The newly elected National Working Committee (NWC) of the PDP, led by National Chairman Alhaji Kabiru Tanimu Turaki (SAN), arrived at the party secretariat in Abuja for their first official engagement after their election at the Ibadan National Convention. But instead of walking into an office, they walked into a confrontation.

According to the PDP, the entrance to the headquarters was blocked by heavily armed police officers allegedly acting under instructions of expelled former National Secretary Senator Samuel Anyanwu and the Minister of the Federal Capital Territory, Nyesom Wike—also expelled from the party.

The PDP claims the officers fired tear gas at the governors, NWC members, journalists, and supporters present, insisting that over 200 canisters were launched in a chaotic attempt to prevent the new leadership from taking control of the complex.

Witnesses described stampedes, panic, and injuries, with party leaders temporarily forced back by the gas fumes. Some clung to the fences until the crowd regrouped. But the party says the people stood their ground—and eventually, with sheer resistance and numbers, forced their way back into the building.

In a statement signed by National Publicity Secretary Comrade Ini Ememobong, the PDP described the incident as “state-backed aggression designed to silence the opposition and hijack the democratic space ahead of 2027.”

“This struggle is no longer just about the PDP,” the statement read. “It is about the survival of electoral democracy in Nigeria. When the opposition is attacked, democracy is threatened.
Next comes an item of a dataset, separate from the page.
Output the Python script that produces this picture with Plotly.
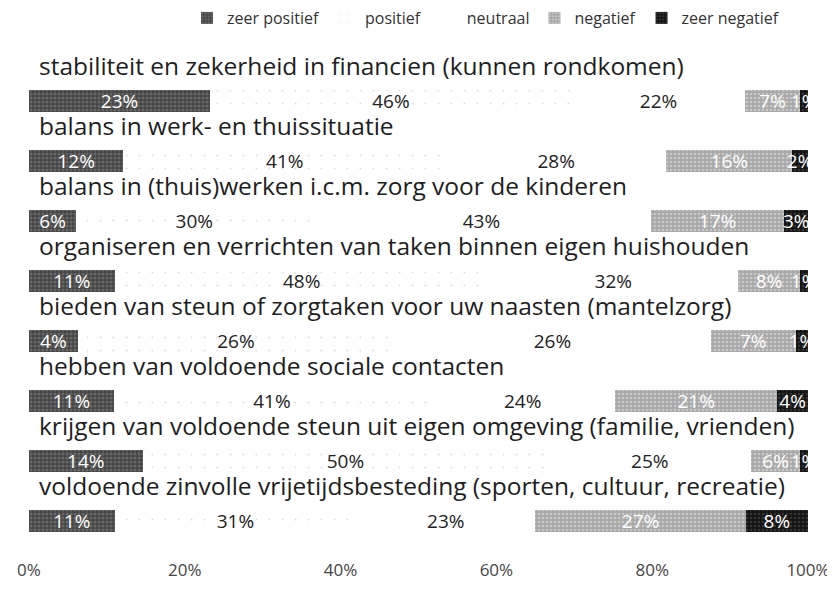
import plotly.graph_objects as go

categories = [
    "stabiliteit en zekerheid in financien (kunnen rondkomen)",
    "balans in werk- en thuissituatie",
    "balans in (thuis)werken i.c.m. zorg voor de kinderen",
    "organiseren en verrichten van taken binnen eigen huishouden",
    "bieden van steun of zorgtaken voor uw naasten (mantelzorg)",
    "hebben van voldoende sociale contacten",
    "krijgen van voldoende steun uit eigen omgeving (familie, vrienden)",
    "voldoende zinvolle vrijetijdsbesteding (sporten, cultuur, recreatie)",
]
zeer_positief = [23, 12, 6, 11, 4, 11, 14, 11]
positief = [46, 41, 30, 48, 26, 41, 50, 31]
neutraal = [22, 28, 43, 32, 26, 24, 25, 23]
negatief = [7, 16, 17, 8, 7, 21, 6, 27]
zeer_negatief = [1, 2, 3, 1, 1, 4, 1, 8]
series_names = ["zeer positief", "positief", "neutraal", "negatief", "zeer negatief"]
tick_vals = [0, 20, 40, 60, 80, 100]
tick_labels = ["0%", "20%", "40%", "60%", "80%", "100%"]

FONT = "Open Sans"
W, H = 827, 581
series = [zeer_positief, positief, neutraal, negatief, zeer_negatief]
styles = [
    dict(bg="#454545", fg="#8c8c8c", shape=".", size=4, sol=0.45, txt="white"),
    dict(bg="white", fg="#bdbdbd", shape=".", size=13, sol=0.02, txt="#222222"),
    dict(bg="white", fg="white", shape="", size=8, sol=0.3, txt="#222222"),
    dict(bg="#a8a8a8", fg="#e8e8e8", shape=".", size=4, sol=0.35, txt="white"),
    dict(bg="#141414", fg="#555555", shape=".", size=4, sol=0.3, txt="white"),
]

ypos = list(range(len(categories)))
fig = go.Figure()
for name, vals, st in zip(series_names, series, styles):
    fig.add_trace(go.Bar(
        name=name,
        x=vals,
        y=ypos,
        orientation="h",
        width=0.37,
        text=[f"{v}%" for v in vals],
        textposition="inside",
        insidetextanchor="middle",
        textangle=0,
        constraintext="none",
        textfont=dict(family=FONT, size=19, color=st["txt"]),
        marker=dict(
            color=st["bg"],
            line=dict(width=0),
            pattern=dict(shape=st["shape"], fgcolor=st["fg"], bgcolor=st["bg"],
                         size=st["size"], solidity=st["sol"]),
        ),
        hoverinfo="skip",
    ))

for i, cat in enumerate(categories):
    fig.add_annotation(
        x=1.0, y=i - 0.59, xref="x", yref="y",
        text=cat, showarrow=False, xanchor="left", yanchor="middle",
        font=dict(family=FONT, size=24.5, color="#1e1e1e"),
    )

# page body has an 8px margin: figure coordinates = screen coordinates - 8
fig.update_layout(
    width=W, height=H,
    margin=dict(l=21, r=W - 800, t=24, b=H - 543, autoexpand=False),
    barmode="stack", barnorm="percent",
    plot_bgcolor="white", paper_bgcolor="white",
    uniformtext=dict(mode="show", minsize=19),
    font=dict(family=FONT, color="#333333"),
    showlegend=True,
    legend=dict(
        orientation="h", xref="container", yref="container",
        x=478 / W, xanchor="center", y=1 - 10 / H, yanchor="middle",
        font=dict(family=FONT, size=16, color="#333333"),
        itemwidth=30, traceorder="normal",
        bgcolor="rgba(0,0,0,0)",
    ),
    xaxis=dict(
        range=[0, 100], tickvals=tick_vals, ticktext=tick_labels,
        showgrid=False, zeroline=False, showline=False, ticks="",
        tickfont=dict(family=FONT, size=17, color="#444444"),
        ticklabelstandoff=7, fixedrange=True, automargin=False,
    ),
    yaxis=dict(
        range=[7.5, -1.15], showticklabels=False, showgrid=False,
        zeroline=False, showline=False, ticks="", fixedrange=True,
        automargin=False,
    ),
)

fig.write_html("out.html")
Nigeria must not become a one-party state.”

The party says it has written to international democracy watchdogs, diplomatic missions and global partners, urging them to take note of what it called “an emerging pattern of electoral authoritarianism.”

But Nyesom Wike has now fired back.

Speaking late Tuesday night, the FCT Minister dismissed the PDP’s account as “a laughable story cooked up by people who know they do not have legitimacy.”

“If they want to run a party, they should follow the law,” Wike said. “You cannot conduct a convention under a mango tree then wake up to invade a national secretariat and expect the police to clap for you.”

Wike insisted he had no hand in security deployments, describing himself as “too busy running the capital city to chase political clowns.” He also accused the Turaki-led faction of “trying to play victim after taking the party through illegality.”

Asked if he would return to the PDP if reconciled, he cut in abruptly:

“I have moved on. They should do the same. PDP is not their private property.”

Many observers see the confrontation not just as a leadership dispute, but as a battle between those who want to rebuild the PDP and those willing to destroy it if they cannot control it.

Political analysts now warn that what happened at Wadata Plaza may become a preview of what awaits in 2027: a desperate struggle for power using state institutions, security agencies and loyal factions.

The PDP insists it will not back down, claiming that Tuesday’s resistance proves Nigerians are ready to defend multiparty democracy.

But the party also knows that democracy does not survive on tears and press releases—it survives on power, organization, and strategy.

If the PDP cannot put its own house in order, no amount of moral argument will save it from implosion.

And if Nigeria’s security institutions continue to dance openly in partisan conflict, then the question is not whether democracy is threatened—the question is how long it has left.

2027 now looks less like an election year and more like a battlefield.